What needs to be done
Exact reproduction is required for the lines bounded by the one containing "Rebuild this chart" and the one containing "ax = fig.add_axes([0.0987, 0.0887, 0.9013, 0.7406])", both bounds included. Print them without any pictures.

Records with drawing code:
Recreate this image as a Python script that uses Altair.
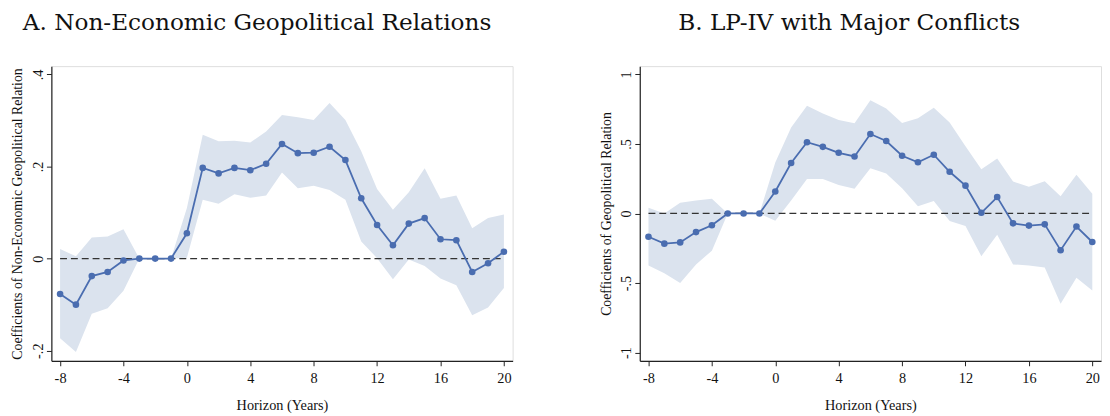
import altair as alt
import pandas as pd

horizon = list(range(-8, 21))

coef_a = [-0.077, -0.100, -0.038, -0.029, -0.004, 0.0, 0.0, 0.0, 0.055,
          0.197, 0.185, 0.197, 0.192, 0.206, 0.249, 0.229, 0.230, 0.243,
          0.214, 0.131, 0.073, 0.029, 0.076, 0.088, 0.042, 0.040, -0.029,
          -0.010, 0.015]
lo_a = [-0.173, -0.203, -0.120, -0.108, -0.070, 0.0, 0.0, 0.0, 0.002,
        0.128, 0.119, 0.140, 0.132, 0.137, 0.187, 0.153, 0.158, 0.149,
        0.128, 0.037, 0.001, -0.045, -0.002, -0.016, -0.043, -0.058,
        -0.123, -0.106, -0.064]
hi_a = [0.021, 0.005, 0.046, 0.048, 0.064, 0.0, 0.0, 0.0, 0.110,
        0.269, 0.255, 0.256, 0.252, 0.276, 0.312, 0.307, 0.301, 0.338,
        0.301, 0.233, 0.151, 0.106, 0.144, 0.196, 0.130, 0.137, 0.066,
        0.088, 0.096]

coef_b = [-0.167, -0.217, -0.208, -0.134, -0.085, 0.0, 0.0, 0.0, 0.158,
          0.363, 0.512, 0.479, 0.436, 0.410, 0.571, 0.521, 0.415, 0.368,
          0.422, 0.300, 0.200, 0.005, 0.118, -0.071, -0.087, -0.078,
          -0.264, -0.094, -0.205]
lo_b = [-0.373, -0.429, -0.500, -0.366, -0.267, 0.0, 0.0, 0.0, -0.052,
        0.094, 0.248, 0.248, 0.205, 0.177, 0.325, 0.288, 0.182, 0.052,
        0.090, -0.054, -0.090, -0.307, -0.153, -0.366, -0.373, -0.389,
        -0.649, -0.462, -0.554]
hi_b = [0.042, 0.000, 0.078, 0.094, 0.106, 0.0, 0.0, 0.0, 0.366,
        0.618, 0.774, 0.719, 0.672, 0.649, 0.814, 0.755, 0.651, 0.684,
        0.759, 0.653, 0.483, 0.318, 0.396, 0.229, 0.193, 0.231, 0.123,
        0.278, 0.142]

x_ticks = [-8, -4, 0, 4, 8, 12, 16, 20]
y_ticks_a = [-0.2, 0, 0.2, 0.4]
y_ticks_b = [-1, -0.5, 0, 0.5, 1]

title_a = "A. Non-Economic Geopolitical Relations"
title_b = "B. LP-IV with Major Conflicts"
ytitle_a = "Coefficients of Non-Economic Geopolitical Relation"
ytitle_b = "Coefficients of Geopolitical Relation"
xtitle = "Horizon (Years)"

LINE = "#4a6db0"
BAND = "#dbe3ee"
FONT = "Liberation Serif"
TFONT = "DejaVu Serif"
FS = 14.5

label_expr = "(datum.value < 0 ? '-' : '') + replace(toString(abs(datum.value)), '0.', '.')"
xlabel_expr = "(datum.value < 0 ? '-' : '') + toString(abs(datum.value))"


def panel(coef, lo, hi, yticks, ydom, ytitle, title, tdx):
    df = pd.DataFrame({"h": horizon, "b": coef, "lo": lo, "hi": hi})
    x = alt.X("h:Q", scale=alt.Scale(domain=[-8.55, 20.55], nice=False, zero=False),
              axis=alt.Axis(values=x_ticks, title=xtitle, labelExpr=xlabel_expr,
                            grid=False, tickSize=5, labelPadding=6, titlePadding=14,
                            labelFontSize=FS, titleFontSize=FS, labelFont=FONT,
                            titleFont=FONT, titleFontWeight="normal",
                            domainColor="#222", tickColor="#222", labelColor="#111",
                            titleColor="#111", domainWidth=1.2, labelFlush=False))
    ysc = alt.Scale(domain=ydom, nice=False, zero=False)
    yax = alt.Axis(values=yticks, title=ytitle, labelExpr=label_expr, grid=False,
                   tickSize=5, labelAngle=270, labelPadding=1, titlePadding=6,
                   labelFontSize=FS, titleFontSize=14, labelFont=FONT,
                   titleFont=FONT, titleFontWeight="normal",
                   domainColor="#222", tickColor="#222", labelColor="#111",
                   titleColor="#111", domainWidth=1.2, labelAlign="center",
                   labelBaseline="bottom")
    base = alt.Chart(df)
    band = base.mark_area(color=BAND, opacity=1).encode(
        x=x, y=alt.Y("lo:Q", scale=ysc, axis=yax), y2="hi:Q")
    zero = alt.Chart(pd.DataFrame({"x1": [-8], "x2": [20], "y": [0]})).mark_rule(
        color="#333", strokeDash=[7, 4], strokeWidth=1.3).encode(
        x=alt.X("x1:Q"), x2="x2:Q", y=alt.Y("y:Q"))
    line = base.mark_line(color=LINE, strokeWidth=1.8).encode(x="h:Q", y="b:Q")
    pts = base.mark_circle(color=LINE, size=45, opacity=1).encode(x="h:Q", y="b:Q")
    return alt.layer(band, zero, line, pts).properties(
        width=468, height=299,
        title=alt.TitleParams(title, font=TFONT, fontSize=23.5, fontWeight="normal",
                              color="#111", anchor="start", frame="group",
                              dx=tdx, offset=32))


pa = panel(coef_a, lo_a, hi_a, y_ticks_a, [-0.222, 0.418], ytitle_a, title_a, -29)
pb = panel(coef_b, lo_b, hi_b, y_ticks_b, [-1.059, 1.059], ytitle_b, title_b, 39)

chart = alt.hconcat(pa, pb, spacing=86).properties(
    padding={"left": 2, "top": 0, "right": 0, "bottom": 0}).configure_view(
    stroke=None).configure(background="white")

chart.save("out.html", embed_options={"renderer": "svg", "actions": False})
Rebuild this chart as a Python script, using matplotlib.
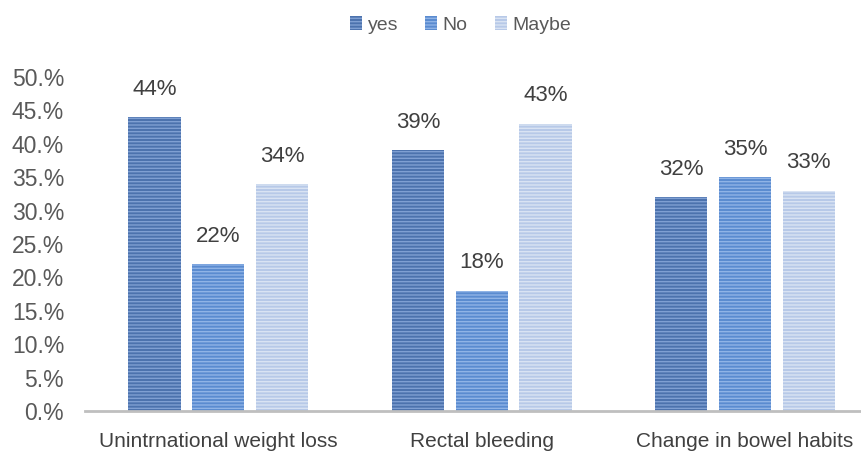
import matplotlib.pyplot as plt
import numpy as np
from matplotlib.ticker import FuncFormatter

plt.rcParams['font.family'] = ['Liberation Sans', 'DejaVu Sans']

CATEGORIES = ["Unintrnational weight loss", "Rectal bleeding", "Change in bowel habits"]
SERIES = ["yes", "No", "Maybe"]
YES = [44, 39, 32]
NO = [22, 18, 35]
MAYBE = [34, 43, 33]

FACE = ["#4c72ad", "#5a8bd0", "#b7c9e8"]
STRIPE = ["#7f9fd2", "#8fb3e6", "#d9e3f3"]
plt.rcParams['hatch.linewidth'] = 1.0

fig = plt.figure(figsize=(8.61, 4.51), dpi=100)
ax = fig.add_axes([0.0987, 0.0887, 0.9013, 0.7406])

x = np.arange(len(CATEGORIES))
width = 0.198
step = 0.242
for i, (name, vals) in enumerate(zip(SERIES, [YES, NO, MAYBE])):
    pos = x + (i - 1) * step
    bars = ax.bar(pos, vals, width, color=FACE[i], edgecolor=STRIPE[i],
                  hatch='-----', linewidth=0, label=name)
    for b, v in zip(bars, vals):
        ax.text(b.get_x() + b.get_width() / 2, v + 2.6, f"{v}%",
                ha='center', va='bottom', fontsize=16, color='#404040')

ax.set_ylim(0, 50)
ax.set_yticks(np.arange(0, 51, 5))
ax.yaxis.set_major_formatter(FuncFormatter(lambda v, p: f"{v:.0f}.%"))
ax.set_xlim(-0.506, 2.44)
ax.set_xticks(x)
ax.set_xticklabels(CATEGORIES, fontsize=15, color='#404040')
ax.tick_params(axis='y', length=0, labelsize=16.5, labelcolor='#595959', pad=15)
ax.tick_params(axis='x', length=0, pad=15)

for s in ['top', 'right', 'left']:
    ax.spines[s].set_visible(False)
ax.spines['bottom'].set_color('#bfbfbf')
ax.spines['bottom'].set_linewidth(2)

fig.legend(loc='center', bbox_to_anchor=(0.535, 0.945), ncol=3, frameon=False,
           handlelength=0.6, handleheight=0.7, handletextpad=0.3,
           columnspacing=1.4, fontsize=14, labelcolor='#595959')

fig.savefig("out.png", dpi=100)
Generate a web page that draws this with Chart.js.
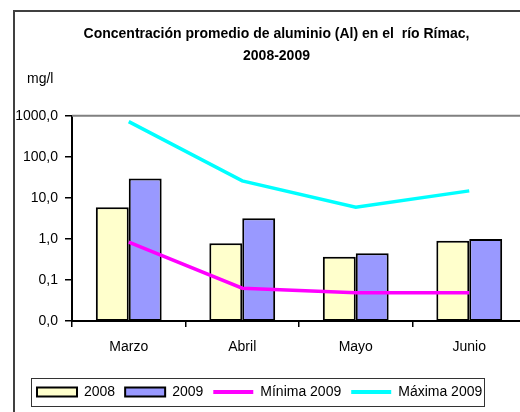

Complete answer
Rebuild this chart as a Python script, using matplotlib.
import matplotlib.pyplot as plt
import numpy as np
from matplotlib.ticker import FuncFormatter

plt.rcParams['font.family'] = ['Liberation Sans', 'DejaVu Sans']

CATEGORIES = ["Unintrnational weight loss", "Rectal bleeding", "Change in bowel habits"]
SERIES = ["yes", "No", "Maybe"]
YES = [44, 39, 32]
NO = [22, 18, 35]
MAYBE = [34, 43, 33]

FACE = ["#4c72ad", "#5a8bd0", "#b7c9e8"]
STRIPE = ["#7f9fd2", "#8fb3e6", "#d9e3f3"]
plt.rcParams['hatch.linewidth'] = 1.0

fig = plt.figure(figsize=(8.61, 4.51), dpi=100)
ax = fig.add_axes([0.0987, 0.0887, 0.9013, 0.7406])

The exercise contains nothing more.